Le troisième article, soumis à la revue Questions vives, recherches en éducation, ouvre le dialogue et étudie spécifiquement la relation entre la persévérance au doctorat et les pratiques d’encadrement à la recherche. Les entrevues menées auprès des doctorants et des directeurs de recherche mettent en lumière trois moyens de soutenir la persévérance scolaire par un encadrement efficace : (1) un recrutement guidé, dès le début, permettant d’éviter certains abandons; (2) la communication transparente, notamment pour gérer les inévitables deuils, et soutenant favorablement la poursuite des études; (3) l’insertion professionnelle pensée tout au long du parcours permettant de cibler des objectifs concrets et de mieux préparer le doctorant à la poursuite d’une carrière. Par ses multiples questions, l’article ouvre le dialogue sur l’influence de l’encadrement quant aux taux de diplomation et le succès au doctorat. Est soulevée aussi la difficile question du partage des responsabilités, entre autres, avec l’institution.

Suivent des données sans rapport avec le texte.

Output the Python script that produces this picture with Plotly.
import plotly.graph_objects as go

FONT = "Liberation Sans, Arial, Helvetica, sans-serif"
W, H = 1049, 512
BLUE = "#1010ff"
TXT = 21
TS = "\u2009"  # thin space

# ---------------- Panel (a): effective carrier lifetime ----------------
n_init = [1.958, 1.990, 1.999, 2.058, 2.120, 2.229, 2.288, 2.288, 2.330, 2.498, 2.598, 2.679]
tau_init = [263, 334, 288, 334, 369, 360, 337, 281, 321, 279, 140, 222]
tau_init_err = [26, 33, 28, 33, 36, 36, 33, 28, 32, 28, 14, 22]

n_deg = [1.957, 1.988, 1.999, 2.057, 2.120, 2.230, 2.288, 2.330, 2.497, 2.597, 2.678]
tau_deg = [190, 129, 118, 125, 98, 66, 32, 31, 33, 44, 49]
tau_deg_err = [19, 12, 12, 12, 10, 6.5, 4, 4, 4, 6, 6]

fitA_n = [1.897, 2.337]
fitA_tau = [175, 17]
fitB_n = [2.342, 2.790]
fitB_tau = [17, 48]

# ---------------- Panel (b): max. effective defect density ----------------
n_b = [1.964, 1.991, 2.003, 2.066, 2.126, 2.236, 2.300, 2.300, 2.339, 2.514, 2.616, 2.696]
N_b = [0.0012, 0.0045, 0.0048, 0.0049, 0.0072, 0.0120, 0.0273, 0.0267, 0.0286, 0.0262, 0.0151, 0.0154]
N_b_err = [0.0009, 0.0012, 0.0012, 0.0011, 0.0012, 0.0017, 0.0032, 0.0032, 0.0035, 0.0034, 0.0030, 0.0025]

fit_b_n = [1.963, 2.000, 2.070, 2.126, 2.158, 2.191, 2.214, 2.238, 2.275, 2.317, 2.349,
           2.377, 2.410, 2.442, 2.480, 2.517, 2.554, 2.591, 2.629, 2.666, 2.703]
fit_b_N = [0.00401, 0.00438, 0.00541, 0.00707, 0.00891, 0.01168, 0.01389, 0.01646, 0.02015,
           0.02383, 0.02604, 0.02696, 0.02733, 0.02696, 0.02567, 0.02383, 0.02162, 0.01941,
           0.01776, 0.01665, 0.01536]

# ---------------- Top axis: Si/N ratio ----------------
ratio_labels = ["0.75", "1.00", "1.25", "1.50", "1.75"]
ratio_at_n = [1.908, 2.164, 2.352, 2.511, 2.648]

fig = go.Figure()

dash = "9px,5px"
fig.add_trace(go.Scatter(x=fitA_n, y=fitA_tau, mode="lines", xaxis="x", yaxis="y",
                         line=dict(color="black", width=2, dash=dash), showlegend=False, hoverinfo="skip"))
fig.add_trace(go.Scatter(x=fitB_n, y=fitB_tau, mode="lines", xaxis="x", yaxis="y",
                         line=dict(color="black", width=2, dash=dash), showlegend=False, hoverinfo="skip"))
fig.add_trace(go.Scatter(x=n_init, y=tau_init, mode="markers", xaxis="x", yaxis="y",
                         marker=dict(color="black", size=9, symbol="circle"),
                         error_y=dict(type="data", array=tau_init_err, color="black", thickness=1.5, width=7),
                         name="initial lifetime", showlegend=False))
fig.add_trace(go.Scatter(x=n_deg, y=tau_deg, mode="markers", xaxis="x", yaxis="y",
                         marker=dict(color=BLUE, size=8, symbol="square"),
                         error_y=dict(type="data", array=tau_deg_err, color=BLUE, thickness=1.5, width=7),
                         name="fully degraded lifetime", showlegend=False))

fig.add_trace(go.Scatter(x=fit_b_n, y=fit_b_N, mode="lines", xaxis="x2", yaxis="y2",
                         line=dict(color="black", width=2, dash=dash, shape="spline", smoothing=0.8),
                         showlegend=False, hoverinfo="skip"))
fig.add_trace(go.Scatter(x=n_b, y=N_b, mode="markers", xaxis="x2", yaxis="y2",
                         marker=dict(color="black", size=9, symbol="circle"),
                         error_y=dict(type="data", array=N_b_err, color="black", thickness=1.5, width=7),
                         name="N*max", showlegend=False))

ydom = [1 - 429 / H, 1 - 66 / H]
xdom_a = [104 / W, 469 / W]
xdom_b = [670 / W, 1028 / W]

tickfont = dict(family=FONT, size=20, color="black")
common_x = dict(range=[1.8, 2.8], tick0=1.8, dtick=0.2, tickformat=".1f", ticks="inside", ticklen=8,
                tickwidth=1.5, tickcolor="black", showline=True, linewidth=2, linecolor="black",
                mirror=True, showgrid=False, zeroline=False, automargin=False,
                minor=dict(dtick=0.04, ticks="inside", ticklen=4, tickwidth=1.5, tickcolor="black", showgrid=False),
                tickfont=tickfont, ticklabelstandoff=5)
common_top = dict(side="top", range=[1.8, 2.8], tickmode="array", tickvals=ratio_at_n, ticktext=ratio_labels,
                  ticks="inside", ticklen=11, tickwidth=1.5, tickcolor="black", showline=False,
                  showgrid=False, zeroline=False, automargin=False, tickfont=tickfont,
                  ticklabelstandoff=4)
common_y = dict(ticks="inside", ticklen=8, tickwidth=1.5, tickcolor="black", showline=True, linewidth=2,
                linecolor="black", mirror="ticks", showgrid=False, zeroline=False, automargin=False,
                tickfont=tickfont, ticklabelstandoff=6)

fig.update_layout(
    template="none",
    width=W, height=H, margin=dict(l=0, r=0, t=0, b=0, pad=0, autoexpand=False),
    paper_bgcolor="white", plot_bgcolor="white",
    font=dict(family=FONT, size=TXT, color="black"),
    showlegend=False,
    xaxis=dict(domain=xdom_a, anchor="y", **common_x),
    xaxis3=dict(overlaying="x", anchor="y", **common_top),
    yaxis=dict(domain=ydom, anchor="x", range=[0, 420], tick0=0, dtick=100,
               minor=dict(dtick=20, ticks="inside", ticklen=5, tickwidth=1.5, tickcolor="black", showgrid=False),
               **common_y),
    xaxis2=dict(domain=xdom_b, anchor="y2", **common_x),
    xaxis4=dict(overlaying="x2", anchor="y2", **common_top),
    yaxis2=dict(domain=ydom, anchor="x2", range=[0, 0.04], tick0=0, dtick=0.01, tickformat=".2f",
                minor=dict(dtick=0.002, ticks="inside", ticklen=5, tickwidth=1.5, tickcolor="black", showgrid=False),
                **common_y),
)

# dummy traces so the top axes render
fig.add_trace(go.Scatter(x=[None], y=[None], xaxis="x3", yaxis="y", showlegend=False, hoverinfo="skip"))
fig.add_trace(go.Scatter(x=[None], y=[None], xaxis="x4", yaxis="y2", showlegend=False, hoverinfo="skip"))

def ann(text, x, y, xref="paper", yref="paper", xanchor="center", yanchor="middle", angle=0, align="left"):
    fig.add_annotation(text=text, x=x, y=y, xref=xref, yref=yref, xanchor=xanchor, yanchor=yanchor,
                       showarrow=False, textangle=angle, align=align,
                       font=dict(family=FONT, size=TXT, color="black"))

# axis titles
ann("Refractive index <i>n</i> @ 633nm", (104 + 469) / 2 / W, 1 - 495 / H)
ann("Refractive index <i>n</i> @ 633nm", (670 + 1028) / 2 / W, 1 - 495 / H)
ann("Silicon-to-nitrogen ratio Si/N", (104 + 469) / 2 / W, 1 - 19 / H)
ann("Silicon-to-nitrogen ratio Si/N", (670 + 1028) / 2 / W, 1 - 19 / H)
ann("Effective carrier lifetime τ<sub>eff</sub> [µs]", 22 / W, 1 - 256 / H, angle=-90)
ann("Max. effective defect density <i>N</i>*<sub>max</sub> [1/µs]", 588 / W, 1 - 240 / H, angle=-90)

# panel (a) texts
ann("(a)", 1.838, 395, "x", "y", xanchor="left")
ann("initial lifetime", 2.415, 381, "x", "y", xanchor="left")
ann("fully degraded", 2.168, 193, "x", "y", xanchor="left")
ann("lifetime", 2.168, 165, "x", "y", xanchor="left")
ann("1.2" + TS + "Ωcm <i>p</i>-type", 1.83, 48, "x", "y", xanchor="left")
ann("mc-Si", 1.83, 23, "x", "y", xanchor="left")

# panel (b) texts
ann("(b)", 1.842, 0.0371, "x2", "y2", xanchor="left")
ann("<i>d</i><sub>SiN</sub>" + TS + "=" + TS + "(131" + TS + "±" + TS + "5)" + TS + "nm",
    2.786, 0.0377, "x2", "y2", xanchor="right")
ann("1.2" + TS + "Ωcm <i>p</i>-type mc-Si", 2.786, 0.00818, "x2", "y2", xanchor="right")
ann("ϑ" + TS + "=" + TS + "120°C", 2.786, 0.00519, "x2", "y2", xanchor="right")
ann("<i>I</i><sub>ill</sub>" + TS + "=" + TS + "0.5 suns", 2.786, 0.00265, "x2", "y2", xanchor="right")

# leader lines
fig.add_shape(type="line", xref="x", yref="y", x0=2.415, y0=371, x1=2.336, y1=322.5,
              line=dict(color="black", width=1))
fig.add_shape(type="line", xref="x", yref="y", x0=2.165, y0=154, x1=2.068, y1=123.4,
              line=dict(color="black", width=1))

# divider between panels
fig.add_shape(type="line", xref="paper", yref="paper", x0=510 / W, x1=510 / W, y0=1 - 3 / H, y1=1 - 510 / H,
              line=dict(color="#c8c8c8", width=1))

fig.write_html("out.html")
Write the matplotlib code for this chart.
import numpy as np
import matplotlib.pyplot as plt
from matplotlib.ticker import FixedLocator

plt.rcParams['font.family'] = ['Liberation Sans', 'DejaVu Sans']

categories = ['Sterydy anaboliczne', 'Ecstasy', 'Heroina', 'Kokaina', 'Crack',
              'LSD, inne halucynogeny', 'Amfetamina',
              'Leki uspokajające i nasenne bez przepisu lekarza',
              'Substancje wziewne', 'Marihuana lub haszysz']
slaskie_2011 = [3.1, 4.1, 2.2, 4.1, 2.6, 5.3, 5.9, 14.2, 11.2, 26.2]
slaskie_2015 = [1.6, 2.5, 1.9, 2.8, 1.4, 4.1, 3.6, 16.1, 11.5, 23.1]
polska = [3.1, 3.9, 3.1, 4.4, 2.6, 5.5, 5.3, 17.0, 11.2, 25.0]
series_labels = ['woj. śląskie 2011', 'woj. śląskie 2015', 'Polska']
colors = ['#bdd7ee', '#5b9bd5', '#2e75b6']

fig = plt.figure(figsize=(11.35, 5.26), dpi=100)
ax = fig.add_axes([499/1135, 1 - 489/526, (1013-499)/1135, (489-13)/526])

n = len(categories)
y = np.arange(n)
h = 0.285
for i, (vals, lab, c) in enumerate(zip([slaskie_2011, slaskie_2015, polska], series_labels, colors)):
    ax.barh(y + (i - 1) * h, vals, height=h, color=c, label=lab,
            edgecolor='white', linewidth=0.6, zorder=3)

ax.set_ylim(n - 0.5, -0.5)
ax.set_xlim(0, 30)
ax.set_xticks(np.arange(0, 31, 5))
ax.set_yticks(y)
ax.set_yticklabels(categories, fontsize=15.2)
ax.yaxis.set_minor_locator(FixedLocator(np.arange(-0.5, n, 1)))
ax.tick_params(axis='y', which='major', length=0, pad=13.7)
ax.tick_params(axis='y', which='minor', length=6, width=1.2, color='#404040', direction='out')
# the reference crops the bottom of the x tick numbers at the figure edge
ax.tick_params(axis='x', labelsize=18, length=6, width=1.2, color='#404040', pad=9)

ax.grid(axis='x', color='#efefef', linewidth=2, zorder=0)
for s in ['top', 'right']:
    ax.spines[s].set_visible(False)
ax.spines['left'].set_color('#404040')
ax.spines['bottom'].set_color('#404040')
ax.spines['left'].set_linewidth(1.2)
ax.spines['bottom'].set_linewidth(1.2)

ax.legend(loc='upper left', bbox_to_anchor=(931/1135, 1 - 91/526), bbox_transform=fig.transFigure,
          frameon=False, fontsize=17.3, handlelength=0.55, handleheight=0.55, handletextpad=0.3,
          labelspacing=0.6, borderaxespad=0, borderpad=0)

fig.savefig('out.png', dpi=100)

La thèse et les résultats qui en découlent tissent des ponts entre le savoir théorique, la formation et la pratique. Outre la contribution à la littérature scientifique, notamment par la publication de trois articles de recherche, les travaux réalisés dans le cadre de cette thèse ont mené à la création d’un cours EPU979 - Encadrer et accompagner au supérieur offert dans le cadre du Microprogramme de 3e cycle en pédagogie de l’enseignement supérieur. De plus, la structure ouverte des entrevues individuelles semi-dirigées a invité les répondants à se questionner sur leurs pratiques et à réfléchir à leurs besoins.
Certaines limites ont été identifiées au moment de dresser le bilan de la thèse. En l’absence d’espaces de discussion formels autour des pratiques d’encadrement à la recherche, le dialogue en rassemblant des dyades dans le cadre d’une enquête appréciative aurait pu susciter d’autres résultats. Dans le cadre de recherches futures, un espace pourrait être offert aux doctorants et aux directeurs de recherche afin de discuter, ensemble, de l’encadrement. L’expérience cumulée dans le cadre de ce processus laisse croire que les interventions du chercheur seraient minimes et les résultats nombreux notamment sous la forme de retombées directes pour les participants. De plus, dans de futures recherches, il serait pertinent de dépasser les pratiques déclarées en y ajoutant des observations, par exemple, par le biais d’enregistrements visuels notamment afin de travailler les dimensions formatives à travers l’autoconfrontation, et ce, malgré le contexte spécifique de l’encadrement.